DATA EXCERPT.

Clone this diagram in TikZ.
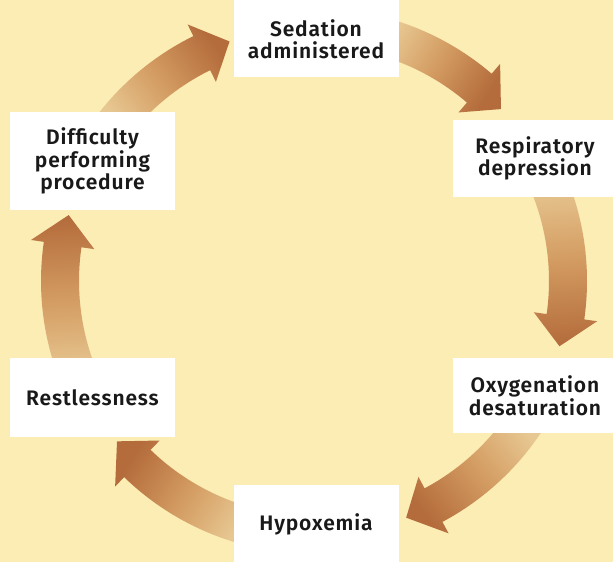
\documentclass[tikz,border=0pt]{standalone}
\usepackage{fontspec}
\setmainfont{Fira Sans}[BoldFont={Fira Sans SemiBold}, LetterSpace=4]
\usetikzlibrary{calc, backgrounds}

\definecolor{paper}{RGB}{251,237,180}
\definecolor{arrowtail}{RGB}{232,200,146}
\definecolor{arrowmid}{RGB}{210,154,96}
\definecolor{arrowhead}{RGB}{180,108,60}

% shaded arc arrow round (c), from node #1 to node #2
% #3 = tail offset, #4 = tip offset (degrees)
\newcommand{\cyclearrow}[4]{%
  \path[cyc] let \p1 = ($(#1)-(c)$), \p2 = ($(#2)-(c)$),
    \n1 = {atan2(\y1,\x1)-#3},
    \n2 = {\n1-Mod(\n1-atan2(\y2,\x2)-#4,360)},
    \n3 = {\n2+6.8},
    \n4 = {(\n1+\n2)/2-180}
  in [shading angle=\n4]
    ($(c)+(\n1:273pt)$) arc[start angle=\n1, end angle=\n3, radius=273pt]
    -- ($(c)+(\n3:286pt)$) -- ($(c)+(\n2:254pt)$) -- ($(c)+(\n3:222pt)$)
    -- ($(c)+(\n3:235pt)$) arc[start angle=\n3, end angle=\n1, radius=235pt]
    -- cycle;}

\begin{document}
\begin{tikzpicture}[x=1pt, y=1pt,
  phase/.style = {fill=white, text=black!90, align=center, inner sep=0pt,
                  minimum width=165pt, minimum height=77pt,
                  font=\fontsize{21}{22.5}\selectfont\bfseries},
  cyc/.style   = {top color=arrowhead, bottom color=arrowtail, middle color=arrowmid},
  ]
  \useasboundingbox (0,0) rectangle (613,562);
  \coordinate (c) at (314,281);

  % Stages of the cycle
  \node (sed)  at (316,523)   [phase] {Sedation\\administered};
  \node (resp) at (535,403.5) [phase] {Respiratory\\depression};
  \node (oxy)  at (535,166.5) [phase, minimum height=75pt] {Oxygenation\\desaturation};
  \node (hyp)  at (316,38)    [phase, minimum height=78pt] {Hypoxemia};
  \node (rest) at (92.5,164.5)[phase, minimum height=79pt] {Restlessness};
  \node (diff) at (92.5,401)  [phase, minimum height=98pt] {Difficulty\\performing\\procedure};

  % Shaded arrows between the stages
  \begin{scope}[on background layer]
    \fill[paper] (0,0) rectangle (613,562);
    \cyclearrow{sed}{resp}{15}{13.6}
    \cyclearrow{resp}{oxy}{7}{12.5}
    \cyclearrow{oxy}{hyp}{5.5}{20.8}
    \cyclearrow{hyp}{rest}{15}{11.4}
    \cyclearrow{rest}{diff}{7}{13.4}
    \cyclearrow{diff}{sed}{9}{19.9}
  \end{scope}
\end{tikzpicture}
\end{document}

EXERCISE DETAILS.
Every line above should be repeated exactly; pictures stay out of the copy.

THE SOLUTION.
Clone this diagram in TikZ.
\documentclass[tikz,border=0pt]{standalone}
\usepackage{fontspec}
\setmainfont{Fira Sans}[BoldFont={Fira Sans SemiBold}, LetterSpace=4]
\usetikzlibrary{calc, backgrounds}

\definecolor{paper}{RGB}{251,237,180}
\definecolor{arrowtail}{RGB}{232,200,146}
\definecolor{arrowmid}{RGB}{210,154,96}
\definecolor{arrowhead}{RGB}{180,108,60}

% shaded arc arrow round (c), from node #1 to node #2
% #3 = tail offset, #4 = tip offset (degrees)
\newcommand{\cyclearrow}[4]{%
  \path[cyc] let \p1 = ($(#1)-(c)$), \p2 = ($(#2)-(c)$),
    \n1 = {atan2(\y1,\x1)-#3},
    \n2 = {\n1-Mod(\n1-atan2(\y2,\x2)-#4,360)},
    \n3 = {\n2+6.8},
    \n4 = {(\n1+\n2)/2-180}
  in [shading angle=\n4]
    ($(c)+(\n1:273pt)$) arc[start angle=\n1, end angle=\n3, radius=273pt]
    -- ($(c)+(\n3:286pt)$) -- ($(c)+(\n2:254pt)$) -- ($(c)+(\n3:222pt)$)
    -- ($(c)+(\n3:235pt)$) arc[start angle=\n3, end angle=\n1, radius=235pt]
    -- cycle;}

\begin{document}
\begin{tikzpicture}[x=1pt, y=1pt,
  phase/.style = {fill=white, text=black!90, align=center, inner sep=0pt,
                  minimum width=165pt, minimum height=77pt,
                  font=\fontsize{21}{22.5}\selectfont\bfseries},
  cyc/.style   = {top color=arrowhead, bottom color=arrowtail, middle color=arrowmid},
  ]
  \useasboundingbox (0,0) rectangle (613,562);
  \coordinate (c) at (314,281);

  % Stages of the cycle
  \node (sed)  at (316,523)   [phase] {Sedation\\administered};
  \node (resp) at (535,403.5) [phase] {Respiratory\\depression};
  \node (oxy)  at (535,166.5) [phase, minimum height=75pt] {Oxygenation\\desaturation};
  \node (hyp)  at (316,38)    [phase, minimum height=78pt] {Hypoxemia};
  \node (rest) at (92.5,164.5)[phase, minimum height=79pt] {Restlessness};
  \node (diff) at (92.5,401)  [phase, minimum height=98pt] {Difficulty\\performing\\procedure};

  % Shaded arrows between the stages
  \begin{scope}[on background layer]
    \fill[paper] (0,0) rectangle (613,562);
    \cyclearrow{sed}{resp}{15}{13.6}
    \cyclearrow{resp}{oxy}{7}{12.5}
    \cyclearrow{oxy}{hyp}{5.5}{20.8}
    \cyclearrow{hyp}{rest}{15}{11.4}
    \cyclearrow{rest}{diff}{7}{13.4}
    \cyclearrow{diff}{sed}{9}{19.9}
  \end{scope}
\end{tikzpicture}
\end{document}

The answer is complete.